Crystal Antlers definitely know something about cruel twists of fate: The Long Beach neo-psychedelic band holds the dubious distinction—or high honor, depending on how you look at it—of having the last new record in the Touch and Go catalog to its name, its 2009 debut Tentacles released around the time that the venerable indie imprint underwent a drastic downsizing. While you’d be hard-pressed to say that bad luck dampened the group’s creative energies, it’s also tough to argue that the upheaval didn’t negatively impact the critical acclaim and commercial possibilities that were building up for the buzzed-about band.
But in the case of Crystal Antlers, you could say what doesn’t break up your band only makes you stronger, because how much more do have to lose after you’ve endured revolving-door lineups and the once legendary label you’re on shuts down for new business after what could’ve been your breakthrough effort? Perhaps it’s reading too much into things, but Crystal Antlers’ self-released sophomore effort Two-Way Mirror sounds like the work of a group that’s made it through to the other side, taking stock of where it’s been without letting that get in the way of where they’re going. At its best, Two-Way Mirror shows the band’s confidence in sticking to its brand of relentless, dizzying psychedelic rock, even while pushing it in new directions: From the very start, the quintet plays to its strengths, launching into a controlled burn of searing, densely melodic garage rock on the opener “Jules’ Story”, which molds propulsive percussion, shaggy riffs, and Jonny Bell’s unruly vocals into something with a bit of shape and structure.

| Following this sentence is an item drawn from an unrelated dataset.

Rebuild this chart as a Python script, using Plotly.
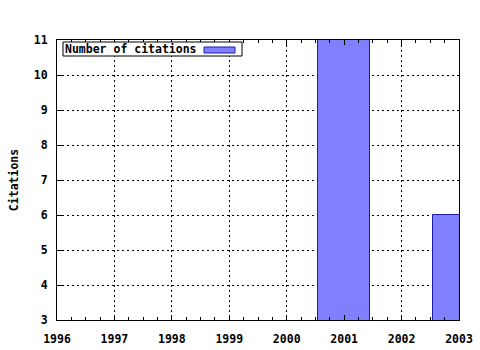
import plotly.graph_objects as go

years = [2001, 2003]
citations = [11, 6]
series_name = "Number of citations"
x_ticks = [1996, 1997, 1998, 1999, 2000, 2001, 2002, 2003]
y_ticks = [3, 4, 5, 6, 7, 8, 9, 10, 11]

bar_fill = "#8080ff"
bar_line = "#1c1caa"
font = dict(family="DejaVu Sans Mono", size=11.5, color="black", weight="bold")

fig = go.Figure()
fig.add_trace(go.Bar(
    x=years, y=citations, name=series_name, width=0.9,
    marker=dict(color=bar_fill, line=dict(color=bar_line, width=1)),
    showlegend=False,
))

axis_common = dict(
    showline=True, linecolor="black", linewidth=1,
    showgrid=True, gridcolor="black", griddash="2px,3px", gridwidth=1,
    ticks="inside", tickcolor="black", ticklen=5, tickwidth=1,
    tickfont=font, zeroline=False, automargin=False,
)

fig.update_xaxes(
    range=[x_ticks[0], x_ticks[-1]], tickvals=x_ticks,
    ticktext=[str(v) for v in x_ticks], mirror="allticks",
    ticklabelstandoff=8,
    minor=dict(dtick=0.25, ticks="inside", ticklen=3, tickcolor="black", showgrid=False),
    **axis_common,
)
fig.update_yaxes(
    range=[y_ticks[0], y_ticks[-1]], tickvals=y_ticks, mirror=True,
    ticklabelstandoff=6,
    title=dict(text="Citations", font=font, standoff=12),
    **axis_common,
)

# legend drawn gnuplot-style (text left, sample right)
fig.add_shape(type="rect", xref="paper", yref="paper",
              x0=6 / 402, x1=185 / 402, y0=1 - 16 / 280, y1=1 - 2 / 280,
              line=dict(color="black", width=1), fillcolor="white", layer="above")
fig.add_shape(type="rect", xref="paper", yref="paper",
              x0=147 / 402, x1=178 / 402, y0=1 - 13 / 280, y1=1 - 7 / 280,
              line=dict(color=bar_line, width=1), fillcolor=bar_fill, layer="above")
fig.add_annotation(text=series_name, xref="paper", yref="paper",
                   x=6 / 402, y=1 - 9 / 280, xanchor="left", yanchor="middle",
                   showarrow=False, font=font)

fig.update_layout(
    width=480, height=350,
    margin=dict(l=57, r=21, t=40, b=30),
    plot_bgcolor="white", paper_bgcolor="white",
    bargap=0, font=font,
)

fig.write_html("out.html")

Reining in their energies just enough and channeling them into sharper, more focused songs, Crystal Antlers revisit retro genres they’ve mined before with the semi-bluesy guitar lines of “By the Sawkill” and the doo-woppy “Fortune Teller”, but they do so with a greater feel for texture and contrast.
Indeed, the best way to measure the band’s growth on Two-Way Mirror is in the details, in the nuances and subtle touches that are noticeable even in soundscapes that are so rambunctious and intimidating. Just check out, for instance, how Crystal Antlers bring in a neo-no-wave dimension that adds flair and drama to complement their muscular, overdriven psych-rock guitars on some of the new album’s best tracks, like the angular Blonde Redhead-like strumming on “Seance” and the sleek, Yeah Yeah Yeahs dynamics of “Summer Solstice”. But Crystal Antlers’ artistically adventurous streak really comes to a head on the ambitious coda, “Dog Days”, which releases all the compressed sounds and pent-up energy on an expansive canvas that gives them more room to breathe and explore. A thrilling rollercoaster ride of styles and tempos, “Dog Days” starts with a swaying, almost classic rock intro that picks up pace and intensity soon enough, as Bell’s vocals come off as insistently tuneful as ever accompanied by a melodic guitar solo that splits the difference between Dinosaur Jr. and Built to Spill. More than anything else on the album, Crystal Antlers aren’t just piling a beefy riff on top of crackling distortion over Doors-y keyboards, but really stretching themselves into doing something more.
Nonetheless, Two-Way Mirror can sometimes feel like a work-in-progress, either due to natural growing pains or because this is a band that’s still getting past the past. On the whole, Two-Way Mirror is a little uneven, since some of the qualities that account for its best moments also tend to hamstring Crystal Antlers on others. At times, they go to the same well a few too many times; so while the title track and “Almost Afraid” are good enough exercises in what Crystal Antlers do best, these tracks ultimately come off as redundant as relentless, lacking the novelty to maintain the album’s momentum all the way through. And while following their intuition and going with the flow usually pays off for Crystal Antlers on Two-Way Mirror, not all of their attempts at experimentation and variety have a clear sense of purpose, particularly the noodling interludes “Sun-Bleached” and “Way Out”.
Still, if any band can be given some slack for its overindulgences as it continues to forge its own identity, it would be Crystal Antlers. Considering all the trials and tribulations, Crystal Antlers can definitely look themselves in the, um, mirror with Two-Way Mirror and feel good about where they are and where they’re still headed.